Quienes viajaron a partir de 1945 para ocupar los territorios expropiados disfrutaron de la protección del triunfante Occidente europeo y de Estados Unidos, el país que emergió de la guerra mundial como el único árbitro de en contiendas internacionales cuyas decisiones serían inapelables. En cambio, los palestinos desplazados no tuvieron más apoyo que su voluntad y su amor propio ofendido y menospreciado. Las estrategias político-militares y el poder financiero, económico y comercial del consorcio occidental de naciones dentro del cual estaba ya incluido hegemónicamente Estados Unidos hizo añicos el derecho de las gentes -jus gentium: derecho de gentes, le decían los romanos al conjunto de derechos que todos los soberanos deberían reconocer y respetar en todas las comunidades y a todos los hombres.

En 1948 se adoptaron como decisiones soberanas las tomadas por los consejos de administración de las empresas que produjeron las armas y los transportes para el triunfo, las mismas que se aprestaban en la paz a efectuar la reconstrucción industrial, comercial y financiera de vencedores y derrotados por igual.

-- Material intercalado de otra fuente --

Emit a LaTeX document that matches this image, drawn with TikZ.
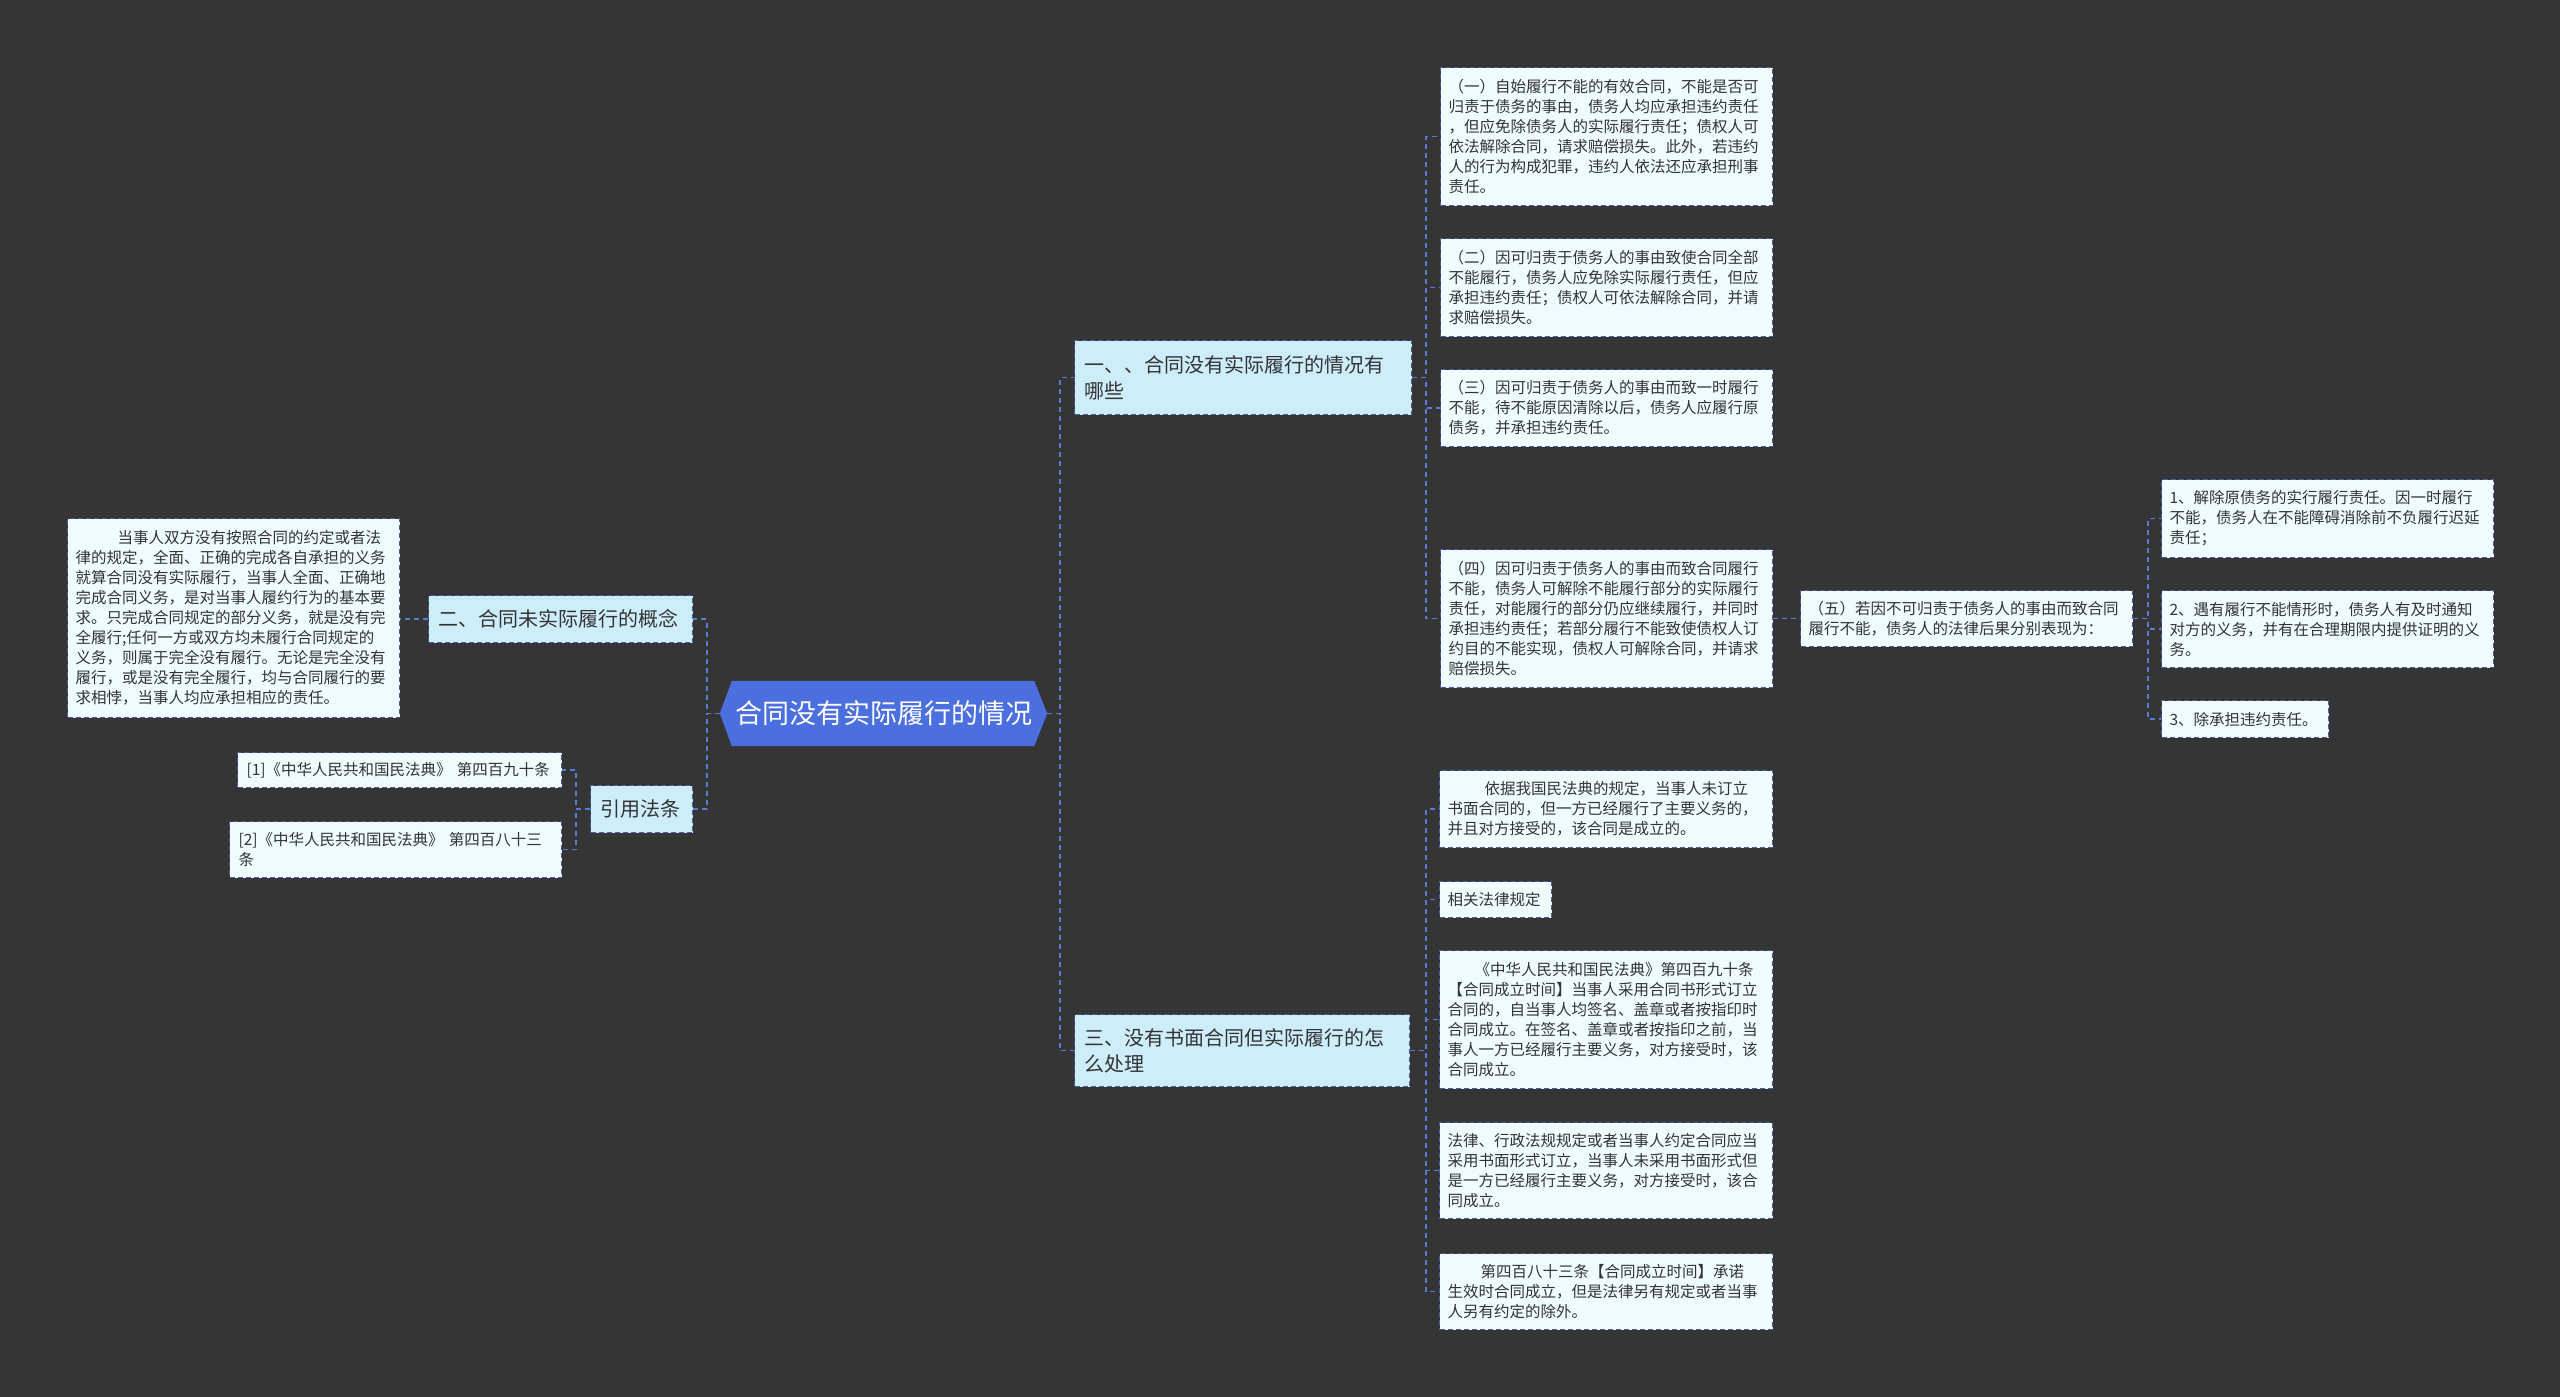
\documentclass[tikz,border=0pt]{standalone}
\usepackage{fontspec}
\setmainfont{Noto Sans CJK SC}
\usetikzlibrary{calc}
\pgfdeclarelayer{bg}
\pgfsetlayers{bg,main}
\definecolor{bgc}{HTML}{353535}
\definecolor{leaffill}{HTML}{F0FBFE}
\definecolor{secfill}{HTML}{CDEDFB}
\definecolor{rootfill}{HTML}{4B6FDE}
\definecolor{boxline}{HTML}{4A5CA6}
\definecolor{connc}{HTML}{5B7BD8}
\definecolor{txt}{HTML}{333333}
\begin{document}
\begin{tikzpicture}[x=1pt,y=-1pt,
  leaf/.style={draw=boxline, line width=1.2pt, dash pattern=on 5pt off 3pt, fill=leaffill, text=txt,
    font=\fontsize{15.5}{20}\selectfont, inner xsep=8pt, inner ysep=0pt, anchor=north west, align=left},
  sect/.style={draw=boxline, line width=1.2pt, dash pattern=on 5pt off 3pt, fill=secfill, text=txt,
    font=\fontsize{20}{26}\selectfont, inner xsep=10pt, inner ysep=0pt, anchor=north west, align=left},
  rootbox/.style={minimum width=327pt, minimum height=65pt, inner sep=0pt},
  roottext/.style={text=white, font=\fontsize{27}{32}\selectfont, inner sep=0pt},
  conn/.style={draw=connc, line width=1.6pt, dash pattern=on 5pt off 4pt}]
\useasboundingbox (0,0) rectangle (2560,1397);
\begin{pgfonlayer}{bg}
\fill[bgc] (0,0) rectangle (2560,1397);
\end{pgfonlayer}

% root
\path node[rootbox] (root) at (883.5,713.5) {};
\fill[rootfill] (root.west) -- ([xshift=12pt]root.north west) -- ([xshift=-13pt]root.north east)
  -- (root.east) -- ([xshift=-13pt]root.south east) -- ([xshift=12pt]root.south west) -- cycle;
\node[roottext] (roottxt) at (root.center) {合同没有实际履行的情况};

% sections
\node[sect, text width=317pt, minimum height=74pt] (sec1) at (1074,340)
  {一、、合同没有实际履行的情况有\\哪些};
\node[sect, text width=315pt, minimum height=72pt] (sec3) at (1074,1014)
  {三、没有书面合同但实际履行的怎\\么处理};
\node[sect, text width=244pt, minimum height=47pt] (gn) at (428,595)
  {二、合同未实际履行的概念};
\node[sect, text width=82pt, minimum height=47pt] (yy) at (590,785)
  {引用法条};

% left leaves
\node[leaf, text width=316pt, minimum height=199pt] (concept) at (67,518)
  {\hspace*{42pt}当事人双方没有按照合同的约定或者法\\律的规定，全面、正确的完成各自承担的义务\\就算合同没有实际履行，当事人全面、正确地\\完成合同义务，是对当事人履约行为的基本要\\求。只完成合同规定的部分义务，就是没有完\\全履行;任何一方或双方均未履行合同规定的\\义务，则属于完全没有履行。无论是完全没有\\履行，或是没有完全履行，均与合同履行的要\\求相悖，当事人均应承担相应的责任。};
\node[leaf, inner xsep=9pt, text width=306pt, minimum height=35pt] (r1) at (237,752)
  {[1]《中华人民共和国民法典》\ 第四百九十条};
\node[leaf, inner xsep=9pt, text width=314pt, minimum height=56pt] (r2) at (229,821)
  {[2]《中华人民共和国民法典》\ 第四百八十三\\条};

% section 1 leaves
\node[leaf, text width=316pt, minimum height=138pt] (c1) at (1440,67)
  {（一）自始履行不能的有效合同，不能是否可\\归责于债务的事由，债务人均应承担违约责任\\，但应免除债务人的实际履行责任；债权人可\\依法解除合同，请求赔偿损失。此外，若违约\\人的行为构成犯罪，违约人依法还应承担刑事\\责任。};
\node[leaf, text width=316pt, minimum height=98pt] (c2) at (1440,238)
  {（二）因可归责于债务人的事由致使合同全部\\不能履行，债务人应免除实际履行责任，但应\\承担违约责任；债权人可依法解除合同，并请\\求赔偿损失。};
\node[leaf, text width=316pt, minimum height=77pt] (c3) at (1440,369)
  {（三）因可归责于债务人的事由而致一时履行\\不能，待不能原因清除以后，债务人应履行原\\债务，并承担违约责任。};
\node[leaf, text width=316pt, minimum height=138pt] (c4) at (1440,549)
  {（四）因可归责于债务人的事由而致合同履行\\不能，债务人可解除不能履行部分的实际履行\\责任，对能履行的部分仍应继续履行，并同时\\承担违约责任；若部分履行不能致使债权人订\\约目的不能实现，债权人可解除合同，并请求\\赔偿损失。};
\node[leaf, text width=316pt, minimum height=56pt] (c5) at (1800,590)
  {（五）若因不可归责于债务人的事由而致合同\\履行不能，债务人的法律后果分别表现为：};
\node[leaf, text width=316pt, minimum height=78pt] (d1) at (2161,479)
  {1、解除原债务的实行履行责任。因一时履行\\不能，债务人在不能障碍消除前不负履行迟延\\责任；};
\node[leaf, text width=316pt, minimum height=77pt] (d2) at (2161,590)
  {2、遇有履行不能情形时，债务人有及时通知\\对方的义务，并有在合理期限内提供证明的义\\务。};
\node[leaf, text width=151pt, minimum height=37pt] (d3) at (2161,700)
  {3、除承担违约责任。};

% section 3 leaves
\node[leaf, text width=317pt, minimum height=77pt] (e1) at (1439,770)
  {\hspace*{37pt}依据我国民法典的规定，当事人未订立\\书面合同的，但一方已经履行了主要义务的，\\并且对方接受的，该合同是成立的。};
\node[leaf, text width=96pt, minimum height=36pt] (e2) at (1439,881)
  {相关法律规定};
\node[leaf, text width=317pt, minimum height=138pt] (e3) at (1439,950)
  {\hspace*{27pt}《中华人民共和国民法典》第四百九十条\\【合同成立时间】当事人采用合同书形式订立\\合同的，自当事人均签名、盖章或者按指印时\\合同成立。在签名、盖章或者按指印之前，当\\事人一方已经履行主要义务，对方接受时，该\\合同成立。};
\node[leaf, text width=317pt, minimum height=96pt] (e4) at (1439,1122)
  {法律、行政法规规定或者当事人约定合同应当\\采用书面形式订立，当事人未采用书面形式但\\是一方已经履行主要义务，对方接受时，该合\\同成立。};
\node[leaf, text width=317pt, minimum height=76pt] (e5) at (1439,1253)
  {\hspace*{33pt}第四百八十三条【合同成立时间】承诺\\生效时合同成立，但是法律另有规定或者当事\\人另有约定的除外。};

% connectors
\draw[conn] (root.east) -- ++(13,0) |- (sec1.west);
\draw[conn] (root.east) -- ++(13,0) |- (sec3.west);
\draw[conn] (root.west) -- ++(-13,0) |- (gn.east);
\draw[conn] (root.west) -- ++(-13,0) |- (yy.east);
\draw[conn] (gn.west) -- (gn.west -| concept.east);
\draw[conn] (yy.west) -- ++(-14,0) |- (r1.east);
\draw[conn] (yy.west) -- ++(-14,0) |- (r2.east);
\foreach \c in {c1,c2,c3,c4}{\draw[conn] (sec1.east) -- ++(14,0) |- (\c.west);}
\draw[conn] (c4.east) -- (c4.east -| c5.west);
\foreach \d in {d1,d2,d3}{\draw[conn] (c5.east) -- ++(15,0) |- (\d.west);}
\foreach \e in {e1,e2,e3,e4,e5}{\draw[conn] (sec3.east) -- ++(16,0) |- (\e.west);}
\end{tikzpicture}
\end{document}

Cincuenta y ocho años de enfrentamientos entre israelíes y palestinos -entre dos memorias históricas no del todo irreconciliables- habrán pasado cuando concluya el segundo periodo de Gobierno de George W. Bush. Cuando en 1988 Yasser Arafat clausura Septiembre Negro, modifica los estatutos de la organización palestina con el propósito de reconocer el Estado de Israel y cinco años después firma con Rabin los Acuerdos de Oslo; la mano invisible de la economía transnacional fideicomitida jala el gatillo que asesina a Rabin y Arafat se convierte en un tragicómico Sísifo. El mitológico castigado sabe que al final de cada día llegará a la cima de la cual resbalará. En cambio Arafat sabía que ningún día vislumbrará la cúspide. Sin embargo empuja su piedra cuesta arriba cada día a cuyo final vuelve al lugar desde donde emprende su frustrante recorrido cotidiano.

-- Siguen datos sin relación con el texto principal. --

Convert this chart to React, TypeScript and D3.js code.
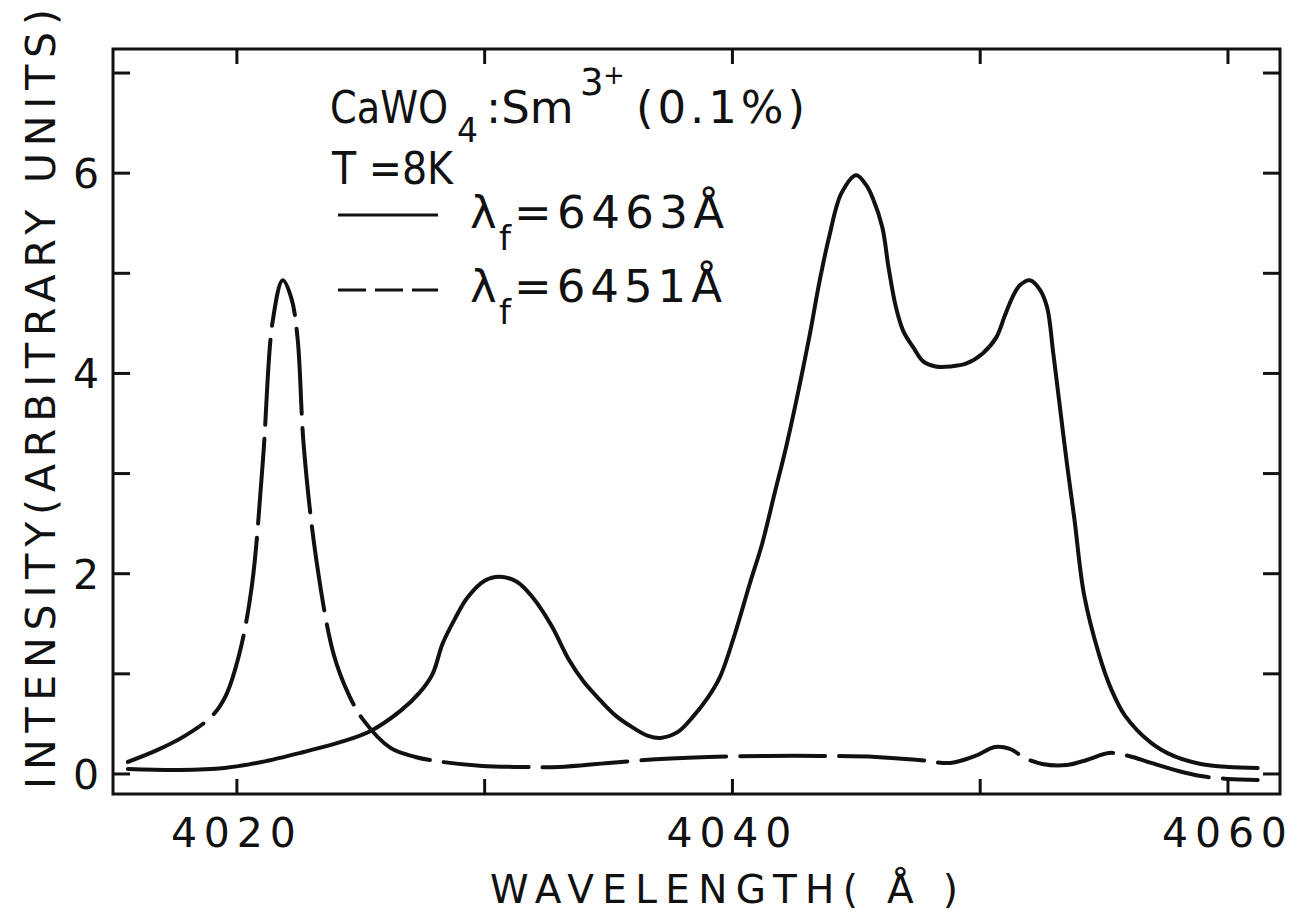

Jay Walz, el corresponsal de "The New York Times" de 1958 a 1964, recuerda la apresurada partición del territorio palestino fue producto del deseo de los británicos de terminar sus responsabilidades respecto del protectorado palestino, cuando el éxodo de Alemania aumentó la inmigración y se multiplicaron los enfrentamientos. El proyecto británico de partición del territorio de Palestina siguió el esquema de las viciadas redistritaciones salamándricas -gerrymandering- que inventara en 1812 Elbridge Gerry, gobernador de Massachusetts. "El esquema de la partición separó las áreas predominantemente judías de las comunidades árabes para incluirlas dentro del territorio a separar. El resultado fue una contorsión geográfica imposible de entender sin el auxilio de un mapa. Aun así su comprensión es difícil".

A Yasser Arafat se le pueden aplicar los más variados adjetivos. Pero amigos y enemigos coincidirían en que fue capaz de mantener como controversia sangrienta lo que podría haberse convertido en 1988 en una guerra de alcance mundial. Los primeros resultados de su ausencia ya se comenzaron a percibir. Mahmoud Abbas, un posible sucesor, fue blanco de unos encapuchados.

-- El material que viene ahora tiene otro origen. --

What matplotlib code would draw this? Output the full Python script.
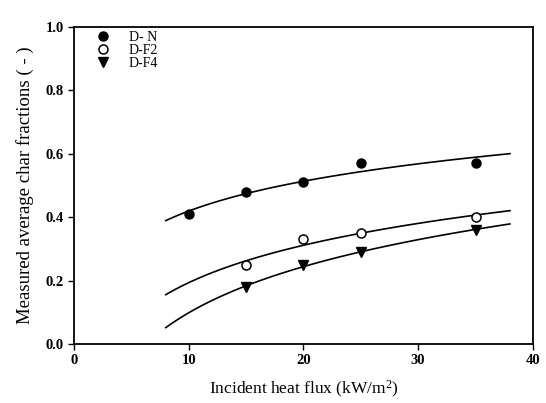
import matplotlib
matplotlib.use("Agg")
import matplotlib.pyplot as plt
import numpy as np

plt.rcParams['font.family'] = ['Liberation Serif', 'DejaVu Serif']
plt.rcParams['mathtext.fontset'] = 'custom'
plt.rcParams['mathtext.rm'] = 'Liberation Serif'
plt.rcParams['mathtext.it'] = 'Liberation Serif:italic'

# measured data
flux_n = [10, 15, 20, 25, 35]
char_n = [0.41, 0.48, 0.51, 0.57, 0.57]
flux_f2 = [15, 20, 25, 35]
char_f2 = [0.25, 0.33, 0.35, 0.40]
flux_f4 = [15, 20, 25, 35]
char_f4 = [0.18, 0.25, 0.29, 0.36]

fig = plt.figure(figsize=(5.46, 4.03), dpi=100)
ax = fig.add_axes([0.1355, 0.1464, 0.8405, 0.7866])

# logarithmic trend lines fitted to each series
xf = np.linspace(8, 38, 100)
for xs, ys in [(flux_n, char_n), (flux_f2, char_f2), (flux_f4, char_f4)]:
    b, a = np.polyfit(np.log(xs), ys, 1)
    ax.plot(xf, a + b*np.log(xf), c='k', lw=1.2)

ax.plot(flux_n, char_n, 'o', c='k', ms=6.5, label='D- N')
ax.plot(flux_f2, char_f2, 'o', mfc='white', mec='k', mew=1.1, ms=6.5, label='D-F2')
ax.plot(flux_f4, char_f4, 'v', c='k', ms=6.5, label='D-F4')

ax.set_xlim(0, 40)
ax.set_ylim(0, 1.0)
ax.set_xticks([0, 10, 20, 30, 40])
ax.set_yticks([0, 0.2, 0.4, 0.6, 0.8, 1.0])
ax.set_yticklabels(['0.0', '0.2', '0.4', '0.6', '0.8', '1.0'])
ax.tick_params(direction='out', length=4, width=1, labelsize=10.5)
for lab in ax.get_xticklabels() + ax.get_yticklabels():
    lab.set_fontweight('bold')
for s in ax.spines.values():
    s.set_linewidth(1.3)

ax.set_xlabel('Incident heat flux (kW/m$^{2}$)', fontsize=12.5, labelpad=8)
ax.set_ylabel('Measured average char fractions ( - )', fontsize=13.5, labelpad=8)

ax.legend(loc='upper left', frameon=False, fontsize=10, handletextpad=0.9,
          labelspacing=0.0, borderaxespad=0.0, bbox_to_anchor=(0.02, 1.005))

fig.savefig('out.png', dpi=100)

A falta de Arafat, son las instituciones las que deben subir al escenario. La solución final del conflicto palestino debe tener rango de toda prioridad. Un paso decisivo será contemplar al Estado de Israel como un Estado nacional, no como un Estado religioso. Y ver a los palestinos como las víctimas de un Estado cuyo territorio en gran parte fue confiscado mediante una apresurada decisión. Intentemos despojar la contienda de sus grietas religiosas. Que el mundo les exija a los contendientes el comportamiento de Estados nacionales maduros.